The lunch box was decorated in familiar television figures. I think mine was Roy Rogers but it could have been Hopalong Cassidy or Mickey Mouse. It was a great marketing tool.

There was also a matching thermos. There was no space to put the thermos inside the lunch box so it was carried separately. It was small and carried about a cup of liquid and had a coke stopper that leaked.

It was a hassle to carry books and a lunch box and a thermos. Backpacks were not popular yet so the kids just lugged all the stuff from home or the bus to the classroom spilling lunch and messing up books. The alternative was going hungry.

Later I got a lunch box like the coal miners used with a space for the thermos in the lid.

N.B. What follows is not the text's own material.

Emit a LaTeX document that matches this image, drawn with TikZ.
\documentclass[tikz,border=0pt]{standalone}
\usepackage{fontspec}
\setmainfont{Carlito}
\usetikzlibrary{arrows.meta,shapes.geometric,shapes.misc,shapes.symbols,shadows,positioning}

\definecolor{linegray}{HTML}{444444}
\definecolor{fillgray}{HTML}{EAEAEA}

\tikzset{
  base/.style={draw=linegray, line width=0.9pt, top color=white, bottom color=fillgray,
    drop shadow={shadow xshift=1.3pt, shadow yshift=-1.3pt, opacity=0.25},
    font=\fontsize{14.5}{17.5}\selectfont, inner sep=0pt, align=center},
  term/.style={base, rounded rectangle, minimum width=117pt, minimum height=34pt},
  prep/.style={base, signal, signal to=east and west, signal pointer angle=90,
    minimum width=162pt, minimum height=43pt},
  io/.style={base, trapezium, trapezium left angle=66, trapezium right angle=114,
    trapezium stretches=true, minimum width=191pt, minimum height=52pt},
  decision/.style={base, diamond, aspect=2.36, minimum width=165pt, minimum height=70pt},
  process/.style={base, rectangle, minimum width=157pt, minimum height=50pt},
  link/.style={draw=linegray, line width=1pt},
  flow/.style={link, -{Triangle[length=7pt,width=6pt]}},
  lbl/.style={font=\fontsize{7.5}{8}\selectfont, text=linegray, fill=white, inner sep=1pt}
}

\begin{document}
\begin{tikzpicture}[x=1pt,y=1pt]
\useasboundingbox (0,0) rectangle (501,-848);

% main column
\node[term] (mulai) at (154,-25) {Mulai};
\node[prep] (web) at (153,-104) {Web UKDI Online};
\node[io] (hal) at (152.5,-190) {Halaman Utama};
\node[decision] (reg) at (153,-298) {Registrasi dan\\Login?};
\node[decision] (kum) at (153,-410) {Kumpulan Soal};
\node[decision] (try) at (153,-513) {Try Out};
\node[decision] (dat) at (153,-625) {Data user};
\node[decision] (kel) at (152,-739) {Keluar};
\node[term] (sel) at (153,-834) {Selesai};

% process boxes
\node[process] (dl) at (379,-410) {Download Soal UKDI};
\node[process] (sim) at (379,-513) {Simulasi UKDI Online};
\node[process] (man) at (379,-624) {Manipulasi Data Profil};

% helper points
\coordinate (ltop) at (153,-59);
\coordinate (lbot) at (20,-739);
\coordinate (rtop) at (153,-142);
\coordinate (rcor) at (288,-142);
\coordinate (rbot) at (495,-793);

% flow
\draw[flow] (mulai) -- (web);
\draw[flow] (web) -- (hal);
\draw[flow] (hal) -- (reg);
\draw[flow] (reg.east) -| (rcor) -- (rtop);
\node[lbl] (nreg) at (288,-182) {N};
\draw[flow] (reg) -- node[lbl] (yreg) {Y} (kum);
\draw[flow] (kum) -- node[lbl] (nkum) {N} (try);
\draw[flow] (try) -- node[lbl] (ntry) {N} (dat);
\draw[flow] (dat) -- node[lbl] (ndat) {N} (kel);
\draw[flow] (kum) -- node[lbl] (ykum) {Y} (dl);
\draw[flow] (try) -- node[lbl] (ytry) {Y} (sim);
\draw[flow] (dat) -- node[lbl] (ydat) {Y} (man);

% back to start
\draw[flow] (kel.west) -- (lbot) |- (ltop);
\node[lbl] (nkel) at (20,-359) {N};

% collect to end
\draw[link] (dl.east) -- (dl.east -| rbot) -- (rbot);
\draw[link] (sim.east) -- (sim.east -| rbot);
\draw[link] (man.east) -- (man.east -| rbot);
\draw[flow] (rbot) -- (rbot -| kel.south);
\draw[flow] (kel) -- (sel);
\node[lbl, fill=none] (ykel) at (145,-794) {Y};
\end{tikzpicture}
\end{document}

I still had to be hauled around and stored somewhere until the meal time bell.

By high school I’d dumped the lunch box. I probably ate at the cafeteria or didn’t because I had a breakfast and a dinner so lunch was not that important. Maybe that is why I wasn’t paying attention in school?

In college the vending machine fed me. I had too many art supplies to carry to include a lunch box.

The first years of work, I’d bring in a thermo for two cups of coffee made hours before. These were the new plastic screw tops that keep everything warm and neat. I even had a person who made leather belts for Civil War re-enactors to make me a holster to carry my thermos to free up my hands on the bus.

All this was becoming a hassle so I’d take a ‘coffee break’ at the coffee shop next door for a cream filled doughnut and a month old coffee in a Styrofoam cup.

When ‘Star Bucks’ came out with $5 cup I stopped.